Students launch 12-hour sit in

The report was published on the same day students launched a 12-hour sit-in at Diamond, one of the university engineering departments’ primary buildings.

It comes two weeks after students launched a protest encampment to demand an end to any links to Israeli companies.

Betty, a postgraduate research student, told The New Arab the students launched the sit-in from a “position of deep pain to demand the university divests from the Israeli apartheid regime.”

“We are not going to be silenced and we are not going away, business as normal cannot be allowed to resume when that business is complicity and the bloodstained supply or arms to those committing war crimes,” she said.

Betty called the situation a “fundamental moral issue of our age”, saying they “refuse to square mass murder, including the families of our friends and colleagues here in Sheffield with our consciences.”

Another student at the sit in called it a symbolic action.

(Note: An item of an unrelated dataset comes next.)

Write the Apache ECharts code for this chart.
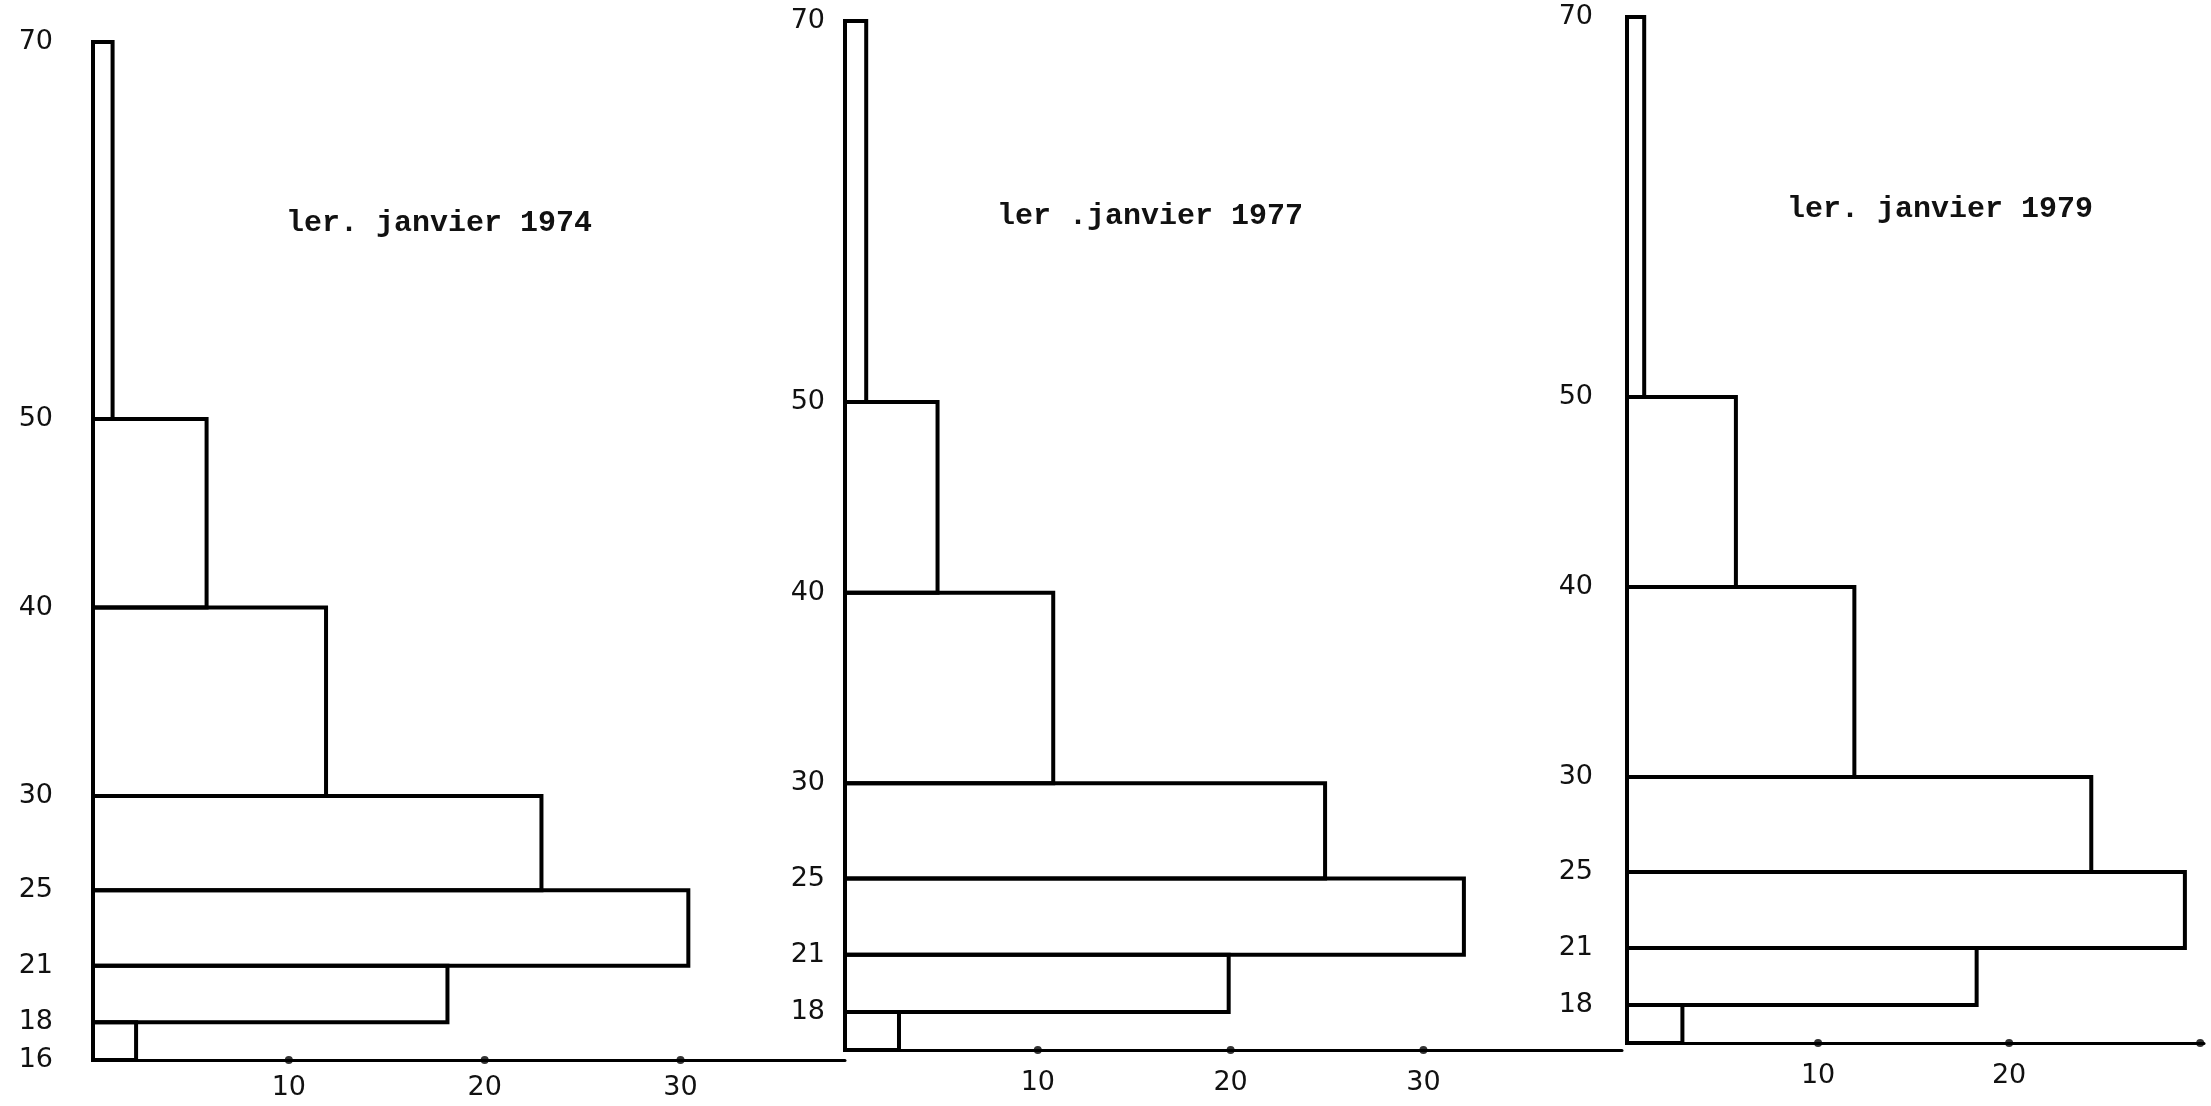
<!DOCTYPE html>
<html>
<head>
<meta charset="utf-8">
<script src="https://cdn.jsdelivr.net/npm/echarts@6/dist/echarts.min.js"></script>
<style>
html,body{margin:0;padding:0;background:#fff;}
#chart{width:2211px;height:1106px;}
</style>
</head>
<body>
<div id="chart"></div>
<script>
// Age class boundaries (years)
const ageBreaks = [16, 18, 21, 25, 30, 40, 50, 70];
// Bar lengths per age class (16-18, 18-21, 21-25, 25-30, 30-40, 40-50, 50-70)
const pct1974 = [2.2, 18.1, 30.4, 22.9, 11.9, 5.8, 1.0];
const pct1977 = [2.8, 19.9, 32.1, 24.9, 10.8, 4.8, 1.1];
const pct1979 = [2.9, 18.3, 29.2, 24.3, 11.9, 5.7, 0.9];
const panelTitles = ['ler. janvier 1974', 'ler .janvier 1977', 'ler. janvier 1979'];
const ageLabels1 = [16, 18, 21, 25, 30, 40, 50, 70];
const ageLabels23 = [18, 21, 25, 30, 40, 50, 70];
const xTicks12 = [10, 20, 30];
const xTicks3 = [10, 20, 30];
const xLabels3 = [10, 20];

function toBins(vals) {
  return vals.map((v, i) => [ageBreaks[i], ageBreaks[i + 1], v]);
}

function renderItem(params, api) {
  const y0 = api.value(0), y1 = api.value(1), v = api.value(2);
  const p0 = api.coord([0, y1]);
  const p1 = api.coord([v, y0]);
  return {
    type: 'rect',
    shape: { x: p0[0], y: p0[1], width: p1[0] - p0[0], height: p1[1] - p0[1] },
    style: { fill: 'none', stroke: '#000', lineWidth: 4 }
  };
}

const labelFont = { color: '#111', fontFamily: 'DejaVu Sans', fontSize: 27 };

const grids = [
  { left: 93, top: 42, width: 752, height: 1018 },
  { left: 845, top: 21, width: 777, height: 1029 },
  { left: 1627, top: 17, width: 577, height: 1026 }
];
const xMax = [38.4, 40.3, 30.2];
const yLabelSets = [ageLabels1, ageLabels23, ageLabels23];
const yMargins = [40, 20, 34];
const xLabelSets = [xTicks12, xTicks12, xLabels3];
const xTickSets = [xTicks12, xTicks12, xTicks3];
const xMargins = [14, 19, 19];
const dataSets = [pct1974, pct1977, pct1979];
const titlePos = [[286, 208], [997, 201], [1787, 194]];

const option = {
  backgroundColor: '#fff',
  animation: false,
  title: panelTitles.map((t, i) => ({
    text: t, left: titlePos[i][0], top: titlePos[i][1], padding: 0,
    textStyle: { fontFamily: 'Liberation Mono', fontSize: 30, fontWeight: 'bold', color: '#111' }
  })),
  grid: grids,
  xAxis: grids.map((g, i) => ({
    type: 'value', gridIndex: i, min: 0, max: xMax[i],
    axisLine: { show: true, lineStyle: { color: '#000', width: 3 } },
    axisTick: { show: false },
    splitLine: { show: false },
    axisLabel: Object.assign({ customValues: xLabelSets[i], margin: xMargins[i] }, labelFont)
  })),
  yAxis: grids.map((g, i) => ({
    type: 'value', gridIndex: i, min: 16, max: 70,
    axisLine: { show: false },
    axisTick: { show: false },
    splitLine: { show: false },
    axisLabel: Object.assign({ customValues: yLabelSets[i], margin: yMargins[i] }, labelFont)
  })),
  series: [].concat(
    dataSets.map((d, i) => ({
      type: 'custom', xAxisIndex: i, yAxisIndex: i,
      renderItem: renderItem, clip: false,
      encode: { x: 2, y: [0, 1] },
      data: toBins(d)
    })),
    xTickSets.map((t, i) => ({
      type: 'scatter', xAxisIndex: i, yAxisIndex: i,
      symbol: 'circle', symbolSize: 8, clip: false,
      itemStyle: { color: '#000' },
      data: t.map(v => [v, ageBreaks[0]])
    }))
  )
};

const chart = echarts.init(document.getElementById('chart'), null, { renderer: 'canvas' });
chart.setOption(option);
</script>
</body>
</html>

“…When we are in this space, we showcase a liberated education which is not shaped by arms representatives on Industrial Advisory Boards, or by research priorities set by dirty money,” the student member of SCCP said in a statement.

The SCCP has also accused the university management of failing to engage with student protesters, who they say have not responded to their concerns.

The coalition added that this is part of a broader pattern of behaviour displayed by the university management throughout the year, including ignoring emails, petitions and protests from the students since October.

A statement from the coalition said they had sent a letter to management with over 12,000 signatures calling for the removal of Zecharia Deustch, an Associate Chaplain at the university who travelled to Israel to serve as a reservist in the Israeli army.

Universities around the world have launched protest encampments to demand divestment from Israel linked companies and partnerships.

The protests first started at Columbia University in the US on 17 April, and have since spread to Mexico, Australia, Greece and France, among other countries.